Print min/max/mean/var/scale of each feature profiled by get_raw_features
by default. If with_tensorboard set True, the histogram of each feature
will be shown in tensorboard, which is useful to see the data distribution.
If you want to get more info about features, you can define your custom
profile functions to process the results of get_raw_features.
- Parameters:
- prefixes – get features info by the prefix of qualified name
Default: tuple().
- types – get features info by module type. Default: tuple().
- device – model run on which device. Default: None
- preserve_int – if True, record each op result in int type.
Default: False
- use_class_name – if True, record class name not class type.
Default: False
- skip_identity – if True, will not record the result of Identity module.
Default: False
- with_tensorboard – whether to use tensorboard. Default: False
- tensorboard_dir – tensorboard log file path. Default: None
- print_per_channel_scale – whether to print per channel scales.
Default: False
- show_per_channel – show each featuremap in per channel ways
in tensorboard. Default: False
- out_dir – path to save the result txt and picture. If None, will save in
the current directory. Default: None
- file_name – result file name. If None, will save result and fig with
name ‘statistic’.(statistic.txt and statistic.html). Default: None
- profile_func (callable , None) – you custom featuremap profiler function.
Default: None
- Returns:
A List of list. Each list is each layer statistic in format
[index, module name, module type, attr, min, max, mean, var, scale]
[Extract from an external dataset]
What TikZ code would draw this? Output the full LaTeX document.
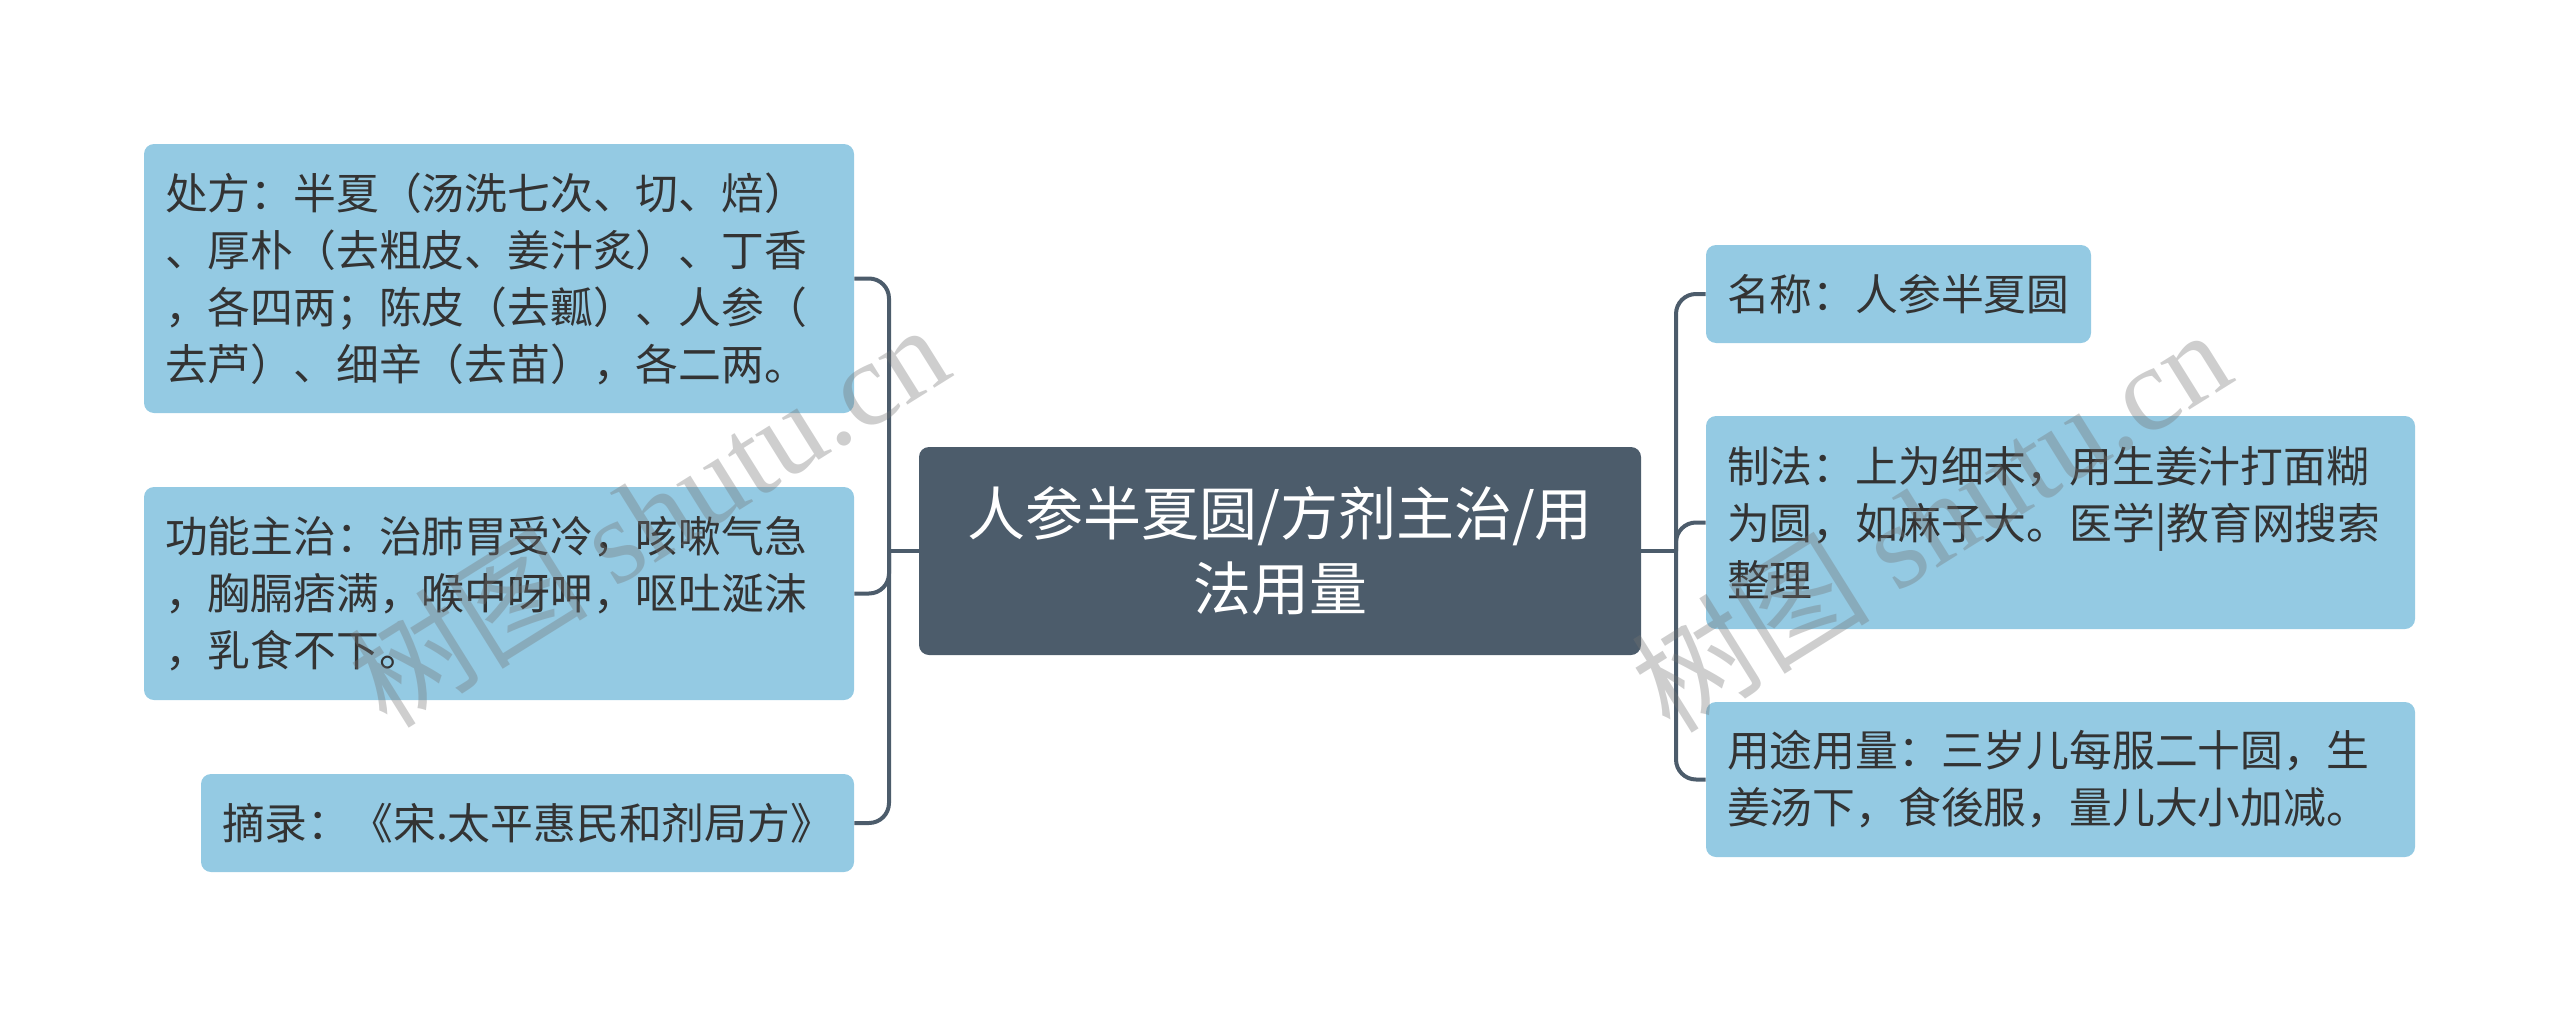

class hat.profiler.quant_analysis.QuantAnalysis(model: Module, baseline_model_convert_pipeline, analysis_model_convert_pipeline, analysis_model_type, out_dir, post_process=None, dataloader=None, batch_transforms=None, num_steps=None, device_id=None, bad_case_input=None, analysis_pipeline=None)
Quantization models precision analysis.
This class helps analyze quantization precision errors between two models.
- Parameters:
- model – origin float model
- baseline_model_convert_pipeline – baseline model convert pipeline
- analysis_model_convert_pipeline – analysis model convert pipeline
- analysis_model_type – the low precision model type. Support two types:
- "fake_quant" ( -) – the analysis_model can be calibration/qat model
and the baseline_model can be float model or a int8/16 mixed
qconfig model with good precision.
- "quantized" ( -) – the analysis_model must be quantized model and the
baseline_model must be calibration/qat model.
- out_dir – path to save advisor and comparsion result.
- post_process – post process function which performs on model output.
- data_generator – input dataloader or a custom iterable object. It
must generate a data each iteration. Example:
- dataloader ( - torch) – data_generator = torch.utils.data.DataLoader()
- generator ( - a custom) – data_generator = [x for x in [1, 2, 3]]
- batch_transforms – batch transforms
- num_steps – num of steps to find bad case
- device_id – device id
- bad_case_input – manually set bad case. If set, will skip auto find
bad case process.
- analysis_pipeline – analysis pipeline. It is a list of analysis
operations to do. If None, will do default analysis pipelines.